#### [Challenge]
For the copy, please give all of the data again exactly and leave the pictures out.

#### [Collected material]

*****

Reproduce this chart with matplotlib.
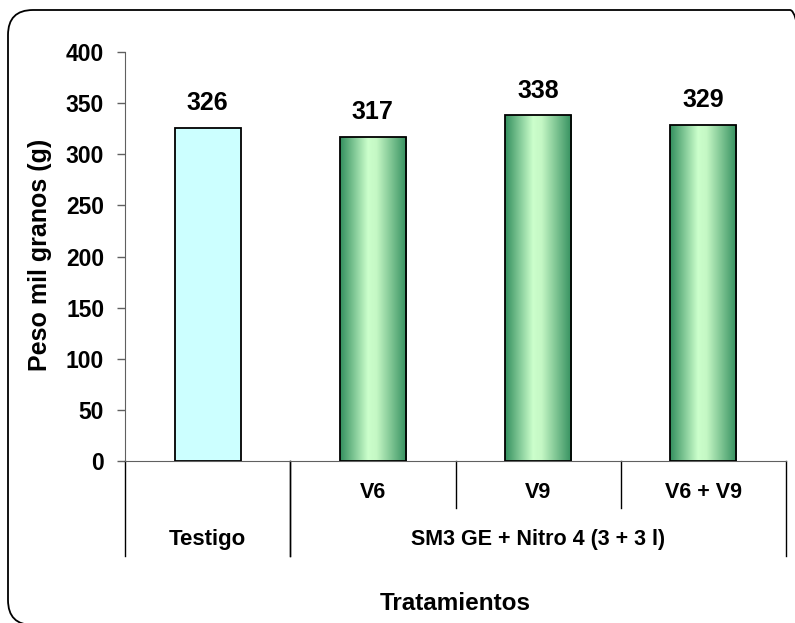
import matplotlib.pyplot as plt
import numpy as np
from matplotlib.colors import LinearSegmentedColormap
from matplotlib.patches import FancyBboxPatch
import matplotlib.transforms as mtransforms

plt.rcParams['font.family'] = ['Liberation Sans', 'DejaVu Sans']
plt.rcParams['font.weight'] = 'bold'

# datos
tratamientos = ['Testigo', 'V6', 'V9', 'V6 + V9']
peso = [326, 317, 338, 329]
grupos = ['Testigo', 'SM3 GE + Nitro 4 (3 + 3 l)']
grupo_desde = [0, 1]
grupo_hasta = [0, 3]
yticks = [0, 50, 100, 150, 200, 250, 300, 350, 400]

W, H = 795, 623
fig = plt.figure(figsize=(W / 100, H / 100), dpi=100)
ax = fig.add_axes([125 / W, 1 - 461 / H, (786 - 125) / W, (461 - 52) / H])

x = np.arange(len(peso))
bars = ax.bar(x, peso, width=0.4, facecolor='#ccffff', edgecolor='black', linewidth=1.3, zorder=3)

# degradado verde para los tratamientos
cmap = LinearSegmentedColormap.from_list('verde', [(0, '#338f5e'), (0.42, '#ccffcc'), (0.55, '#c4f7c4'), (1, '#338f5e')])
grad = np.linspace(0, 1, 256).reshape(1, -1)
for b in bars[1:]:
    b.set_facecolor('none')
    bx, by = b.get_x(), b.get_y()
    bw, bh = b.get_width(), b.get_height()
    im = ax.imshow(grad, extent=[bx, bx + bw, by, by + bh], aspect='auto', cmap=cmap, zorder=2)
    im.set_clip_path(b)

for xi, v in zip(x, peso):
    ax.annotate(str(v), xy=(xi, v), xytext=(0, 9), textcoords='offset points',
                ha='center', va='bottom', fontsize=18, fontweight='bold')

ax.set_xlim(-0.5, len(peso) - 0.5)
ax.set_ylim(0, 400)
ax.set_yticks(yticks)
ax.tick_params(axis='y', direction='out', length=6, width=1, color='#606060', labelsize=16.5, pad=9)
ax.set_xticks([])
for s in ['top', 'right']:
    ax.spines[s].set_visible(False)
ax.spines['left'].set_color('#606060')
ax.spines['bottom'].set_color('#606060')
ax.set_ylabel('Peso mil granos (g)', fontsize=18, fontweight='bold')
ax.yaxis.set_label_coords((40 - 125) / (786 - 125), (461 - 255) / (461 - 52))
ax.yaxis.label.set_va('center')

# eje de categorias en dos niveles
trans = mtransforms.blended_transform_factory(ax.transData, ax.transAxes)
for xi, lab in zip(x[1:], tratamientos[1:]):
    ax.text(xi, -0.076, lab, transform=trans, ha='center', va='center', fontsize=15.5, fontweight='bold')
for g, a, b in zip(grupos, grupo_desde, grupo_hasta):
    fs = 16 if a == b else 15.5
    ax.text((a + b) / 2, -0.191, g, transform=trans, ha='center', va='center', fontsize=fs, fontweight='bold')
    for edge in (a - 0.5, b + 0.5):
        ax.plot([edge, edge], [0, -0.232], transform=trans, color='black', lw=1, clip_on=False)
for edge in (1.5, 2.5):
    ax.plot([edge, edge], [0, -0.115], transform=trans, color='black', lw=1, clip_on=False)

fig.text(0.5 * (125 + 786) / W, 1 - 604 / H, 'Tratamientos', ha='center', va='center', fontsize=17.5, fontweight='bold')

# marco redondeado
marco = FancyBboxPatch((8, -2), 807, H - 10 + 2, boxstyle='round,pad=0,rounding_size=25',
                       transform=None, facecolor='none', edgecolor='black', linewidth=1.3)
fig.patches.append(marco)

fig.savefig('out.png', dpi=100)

*****

#### [Expected answer]
Reproduce this chart with matplotlib.
import matplotlib.pyplot as plt
import numpy as np
from matplotlib.colors import LinearSegmentedColormap
from matplotlib.patches import FancyBboxPatch
import matplotlib.transforms as mtransforms

plt.rcParams['font.family'] = ['Liberation Sans', 'DejaVu Sans']
plt.rcParams['font.weight'] = 'bold'

# datos
tratamientos = ['Testigo', 'V6', 'V9', 'V6 + V9']
peso = [326, 317, 338, 329]
grupos = ['Testigo', 'SM3 GE + Nitro 4 (3 + 3 l)']
grupo_desde = [0, 1]
grupo_hasta = [0, 3]
yticks = [0, 50, 100, 150, 200, 250, 300, 350, 400]

W, H = 795, 623
fig = plt.figure(figsize=(W / 100, H / 100), dpi=100)
ax = fig.add_axes([125 / W, 1 - 461 / H, (786 - 125) / W, (461 - 52) / H])

x = np.arange(len(peso))
bars = ax.bar(x, peso, width=0.4, facecolor='#ccffff', edgecolor='black', linewidth=1.3, zorder=3)

# degradado verde para los tratamientos
cmap = LinearSegmentedColormap.from_list('verde', [(0, '#338f5e'), (0.42, '#ccffcc'), (0.55, '#c4f7c4'), (1, '#338f5e')])
grad = np.linspace(0, 1, 256).reshape(1, -1)
for b in bars[1:]:
    b.set_facecolor('none')
    bx, by = b.get_x(), b.get_y()
    bw, bh = b.get_width(), b.get_height()
    im = ax.imshow(grad, extent=[bx, bx + bw, by, by + bh], aspect='auto', cmap=cmap, zorder=2)
    im.set_clip_path(b)

for xi, v in zip(x, peso):
    ax.annotate(str(v), xy=(xi, v), xytext=(0, 9), textcoords='offset points',
                ha='center', va='bottom', fontsize=18, fontweight='bold')

ax.set_xlim(-0.5, len(peso) - 0.5)
ax.set_ylim(0, 400)
ax.set_yticks(yticks)
ax.tick_params(axis='y', direction='out', length=6, width=1, color='#606060', labelsize=16.5, pad=9)
ax.set_xticks([])
for s in ['top', 'right']:
    ax.spines[s].set_visible(False)
ax.spines['left'].set_color('#606060')
ax.spines['bottom'].set_color('#606060')
ax.set_ylabel('Peso mil granos (g)', fontsize=18, fontweight='bold')
ax.yaxis.set_label_coords((40 - 125) / (786 - 125), (461 - 255) / (461 - 52))
ax.yaxis.label.set_va('center')

# eje de categorias en dos niveles
trans = mtransforms.blended_transform_factory(ax.transData, ax.transAxes)
for xi, lab in zip(x[1:], tratamientos[1:]):
    ax.text(xi, -0.076, lab, transform=trans, ha='center', va='center', fontsize=15.5, fontweight='bold')
for g, a, b in zip(grupos, grupo_desde, grupo_hasta):
    fs = 16 if a == b else 15.5
    ax.text((a + b) / 2, -0.191, g, transform=trans, ha='center', va='center', fontsize=fs, fontweight='bold')
    for edge in (a - 0.5, b + 0.5):
        ax.plot([edge, edge], [0, -0.232], transform=trans, color='black', lw=1, clip_on=False)
for edge in (1.5, 2.5):
    ax.plot([edge, edge], [0, -0.115], transform=trans, color='black', lw=1, clip_on=False)

fig.text(0.5 * (125 + 786) / W, 1 - 604 / H, 'Tratamientos', ha='center', va='center', fontsize=17.5, fontweight='bold')

# marco redondeado
marco = FancyBboxPatch((8, -2), 807, H - 10 + 2, boxstyle='round,pad=0,rounding_size=25',
                       transform=None, facecolor='none', edgecolor='black', linewidth=1.3)
fig.patches.append(marco)

fig.savefig('out.png', dpi=100)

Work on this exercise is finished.